Write out the entire listing below exactly as it appears, minus any pictures.

━━━━━━━━━━━━━━━━━━━━━━━━━━━━━━

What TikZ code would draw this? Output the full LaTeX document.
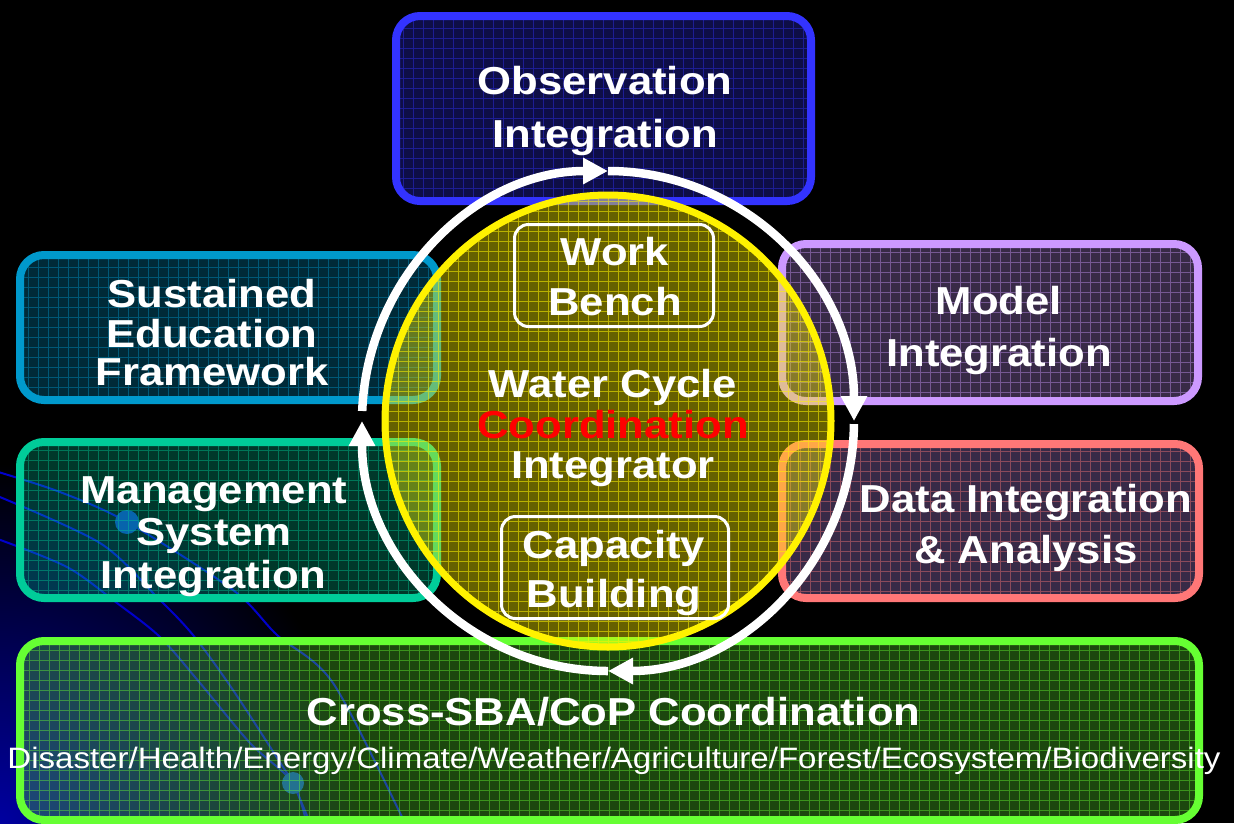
\documentclass[tikz,border=0pt]{standalone}
\usepackage{fontspec}
\setmainfont[FakeStretch=1.12]{Liberation Sans}
\usetikzlibrary{shapes.geometric,arrows.meta}
\definecolor{obsB}{HTML}{3333FF}
\definecolor{susB}{HTML}{0099CC}
\definecolor{mgtB}{HTML}{00CC99}
\definecolor{modB}{HTML}{CC99FF}
\definecolor{datB}{HTML}{FF7777}
\definecolor{crsB}{HTML}{66FF33}
\definecolor{orbit}{HTML}{0000CC}
\definecolor{orbdot}{HTML}{0A3CB4}
\definecolor{deepblue}{HTML}{0000A0}
\tikzset{
  panel/.style n args={2}{rounded corners=24pt, line width=8pt, inner sep=0pt,
    draw=#1, fill=#2, fill opacity=0.28,
    path picture={\draw[line width=0.8pt, draw opacity=0.42, color=#1]
      (path picture bounding box.south west) grid[step=10pt] (path picture bounding box.north east);}},
  inbox/.style={draw=white, line width=3pt, rounded corners=14pt, inner sep=0pt},
  bt/.style={text=white, font=\fontsize{39}{39}\selectfont\bfseries, anchor=base, inner sep=0pt},
  rt/.style={text=white, font=\fontsize{29.5}{29.5}\selectfont, anchor=base, inner sep=0pt},
  ringarc/.style={draw=white, line width=8.5pt, -{Triangle[length=25pt,width=25pt]}},
  orbitline/.style={draw=orbit, line width=2pt},
}
\begin{document}
\begin{tikzpicture}[x=1pt,y=1pt]
\useasboundingbox (0,0) rectangle (1234,-823);
% background
\fill[black] (0,0) rectangle (1234,-823);
\begin{scope}
  \clip (0,0) rectangle (1234,-823);
  \shade[inner color=deepblue, outer color=black] (0,-823) circle (360);
  \draw[orbitline] plot[smooth] coordinates {(-5,-471) (60,-492) (127,-522) (233,-590) (277,-635) (333,-683) (405,-823) (410,-835)};
  \draw[orbitline] plot[smooth] coordinates {(-5,-495) (100,-543) (157,-597) (193,-635) (233,-690) (283,-767) (293,-783) (313,-830)};
  \draw[orbitline] plot[smooth] coordinates {(-5,-538) (67,-567) (117,-603) (160,-637) (200,-683) (250,-743) (293,-783) (308,-830)};
  \fill[orbdot] (127,-522) circle (12);
  \fill[orbdot] (293,-783) circle (11);
\end{scope}
% outer boxes
\node[panel={obsB}{obsB}, minimum width=415pt, minimum height=185pt] (obs) at (603.5,-108.5) {};
\node[panel={susB}{susB}, minimum width=417pt, minimum height=145pt] (sus) at (228.5,-327.5) {};
\node[panel={mgtB}{mgtB}, minimum width=417pt, minimum height=156pt] (mgt) at (228.5,-520) {};
\node[panel={modB}{modB}, minimum width=416pt, minimum height=157pt] (mod) at (990,-322.5) {};
\node[panel={datB}{modB}, minimum width=417pt, minimum height=154pt] (dat) at (990.5,-521) {};
\node[panel={crsB}{crsB}, minimum width=1179pt, minimum height=179pt] (crs) at (609.5,-730.5) {};
% box texts
\node[bt] (obs1) at (605,-94) {Observation};
\node[bt] (obs2) at (605,-147) {Integration};
\node[bt] (sus1) at (212,-307) {Sustained};
\node[bt] (sus2) at (212,-347) {Education};
\node[bt] (sus3) at (212,-385) {Framework};
\node[bt] (mgt1) at (214,-503) {Management};
\node[bt] (mgt2) at (214,-545) {System};
\node[bt] (mgt3) at (213,-588) {Integration};
\node[bt] (mod1) at (999,-314) {Model};
\node[bt] (mod2) at (999,-366) {Integration};
\node[bt] (dat1) at (1026,-512) {Data Integration};
\node[bt] (dat2) at (1026,-563) {\& Analysis};
\node[bt] (crs1) at (613.5,-725) {Cross-SBA/CoP Coordination};
\node[rt] (crs2) at (614,-768) {Disaster/Health/Energy/Climate/Weather/Agriculture/Forest/Ecosystem/Biodiversity};
% central circle
\node[ellipse, draw=yellow, line width=7pt, fill=yellow, fill opacity=0.4, inner sep=0pt,
      minimum width=446pt, minimum height=452pt,
      path picture={\draw[line width=0.8pt, draw opacity=0.55, color=yellow]
        (path picture bounding box.south west) grid[step=10pt] (path picture bounding box.north east);}]
      (core) at (608,-421) {};
\node[inbox, minimum width=199pt, minimum height=102pt] (wb) at (614,-275.5) {};
\node[inbox, minimum width=227pt, minimum height=102pt] (cb) at (615,-567.5) {};
\node[bt] (wb1) at (615,-265) {Work};
\node[bt] (wb2) at (615,-315) {Bench};
\node[bt] (cb1) at (614,-558) {Capacity};
\node[bt] (cb2) at (614,-607) {Building};
\node[bt] (wc1) at (613,-397) {Water Cycle};
\node[bt, text=red] (wc2) at (613,-438) {Coordination};
\node[bt] (wc3) at (613,-478) {Integrator};
% ring of arrows
\coordinate (rL) at ([shift={(177.7:246 and 250)}]608,-421);
\coordinate (rT) at (608,-171);
\coordinate (rR) at ([shift={(-0.7:246 and 250)}]608,-421);
\coordinate (rB) at (608,-671);
\draw[ringarc] (rL) arc[start angle=177.7, end angle=90, x radius=246, y radius=250];
\draw[ringarc] (rT) arc[start angle=90, end angle=0, x radius=246, y radius=250];
\draw[ringarc] (rR) arc[start angle=-0.7, end angle=-90, x radius=246, y radius=250];
\draw[ringarc] (rB) arc[start angle=-90, end angle=-180, x radius=246, y radius=250];
\end{tikzpicture}
\end{document}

━━━━━━━━━━━━━━━━━━━━━━━━━━━━━━

## EXPECTED OUTPUT
What TikZ code would draw this? Output the full LaTeX document.
\documentclass[tikz,border=0pt]{standalone}
\usepackage{fontspec}
\setmainfont[FakeStretch=1.12]{Liberation Sans}
\usetikzlibrary{shapes.geometric,arrows.meta}
\definecolor{obsB}{HTML}{3333FF}
\definecolor{susB}{HTML}{0099CC}
\definecolor{mgtB}{HTML}{00CC99}
\definecolor{modB}{HTML}{CC99FF}
\definecolor{datB}{HTML}{FF7777}
\definecolor{crsB}{HTML}{66FF33}
\definecolor{orbit}{HTML}{0000CC}
\definecolor{orbdot}{HTML}{0A3CB4}
\definecolor{deepblue}{HTML}{0000A0}
\tikzset{
  panel/.style n args={2}{rounded corners=24pt, line width=8pt, inner sep=0pt,
    draw=#1, fill=#2, fill opacity=0.28,
    path picture={\draw[line width=0.8pt, draw opacity=0.42, color=#1]
      (path picture bounding box.south west) grid[step=10pt] (path picture bounding box.north east);}},
  inbox/.style={draw=white, line width=3pt, rounded corners=14pt, inner sep=0pt},
  bt/.style={text=white, font=\fontsize{39}{39}\selectfont\bfseries, anchor=base, inner sep=0pt},
  rt/.style={text=white, font=\fontsize{29.5}{29.5}\selectfont, anchor=base, inner sep=0pt},
  ringarc/.style={draw=white, line width=8.5pt, -{Triangle[length=25pt,width=25pt]}},
  orbitline/.style={draw=orbit, line width=2pt},
}
\begin{document}
\begin{tikzpicture}[x=1pt,y=1pt]
\useasboundingbox (0,0) rectangle (1234,-823);
% background
\fill[black] (0,0) rectangle (1234,-823);
\begin{scope}
  \clip (0,0) rectangle (1234,-823);
  \shade[inner color=deepblue, outer color=black] (0,-823) circle (360);
  \draw[orbitline] plot[smooth] coordinates {(-5,-471) (60,-492) (127,-522) (233,-590) (277,-635) (333,-683) (405,-823) (410,-835)};
  \draw[orbitline] plot[smooth] coordinates {(-5,-495) (100,-543) (157,-597) (193,-635) (233,-690) (283,-767) (293,-783) (313,-830)};
  \draw[orbitline] plot[smooth] coordinates {(-5,-538) (67,-567) (117,-603) (160,-637) (200,-683) (250,-743) (293,-783) (308,-830)};
  \fill[orbdot] (127,-522) circle (12);
  \fill[orbdot] (293,-783) circle (11);
\end{scope}
% outer boxes
\node[panel={obsB}{obsB}, minimum width=415pt, minimum height=185pt] (obs) at (603.5,-108.5) {};
\node[panel={susB}{susB}, minimum width=417pt, minimum height=145pt] (sus) at (228.5,-327.5) {};
\node[panel={mgtB}{mgtB}, minimum width=417pt, minimum height=156pt] (mgt) at (228.5,-520) {};
\node[panel={modB}{modB}, minimum width=416pt, minimum height=157pt] (mod) at (990,-322.5) {};
\node[panel={datB}{modB}, minimum width=417pt, minimum height=154pt] (dat) at (990.5,-521) {};
\node[panel={crsB}{crsB}, minimum width=1179pt, minimum height=179pt] (crs) at (609.5,-730.5) {};
% box texts
\node[bt] (obs1) at (605,-94) {Observation};
\node[bt] (obs2) at (605,-147) {Integration};
\node[bt] (sus1) at (212,-307) {Sustained};
\node[bt] (sus2) at (212,-347) {Education};
\node[bt] (sus3) at (212,-385) {Framework};
\node[bt] (mgt1) at (214,-503) {Management};
\node[bt] (mgt2) at (214,-545) {System};
\node[bt] (mgt3) at (213,-588) {Integration};
\node[bt] (mod1) at (999,-314) {Model};
\node[bt] (mod2) at (999,-366) {Integration};
\node[bt] (dat1) at (1026,-512) {Data Integration};
\node[bt] (dat2) at (1026,-563) {\& Analysis};
\node[bt] (crs1) at (613.5,-725) {Cross-SBA/CoP Coordination};
\node[rt] (crs2) at (614,-768) {Disaster/Health/Energy/Climate/Weather/Agriculture/Forest/Ecosystem/Biodiversity};
% central circle
\node[ellipse, draw=yellow, line width=7pt, fill=yellow, fill opacity=0.4, inner sep=0pt,
      minimum width=446pt, minimum height=452pt,
      path picture={\draw[line width=0.8pt, draw opacity=0.55, color=yellow]
        (path picture bounding box.south west) grid[step=10pt] (path picture bounding box.north east);}]
      (core) at (608,-421) {};
\node[inbox, minimum width=199pt, minimum height=102pt] (wb) at (614,-275.5) {};
\node[inbox, minimum width=227pt, minimum height=102pt] (cb) at (615,-567.5) {};
\node[bt] (wb1) at (615,-265) {Work};
\node[bt] (wb2) at (615,-315) {Bench};
\node[bt] (cb1) at (614,-558) {Capacity};
\node[bt] (cb2) at (614,-607) {Building};
\node[bt] (wc1) at (613,-397) {Water Cycle};
\node[bt, text=red] (wc2) at (613,-438) {Coordination};
\node[bt] (wc3) at (613,-478) {Integrator};
% ring of arrows
\coordinate (rL) at ([shift={(177.7:246 and 250)}]608,-421);
\coordinate (rT) at (608,-171);
\coordinate (rR) at ([shift={(-0.7:246 and 250)}]608,-421);
\coordinate (rB) at (608,-671);
\draw[ringarc] (rL) arc[start angle=177.7, end angle=90, x radius=246, y radius=250];
\draw[ringarc] (rT) arc[start angle=90, end angle=0, x radius=246, y radius=250];
\draw[ringarc] (rR) arc[start angle=-0.7, end angle=-90, x radius=246, y radius=250];
\draw[ringarc] (rB) arc[start angle=-90, end angle=-180, x radius=246, y radius=250];
\end{tikzpicture}
\end{document}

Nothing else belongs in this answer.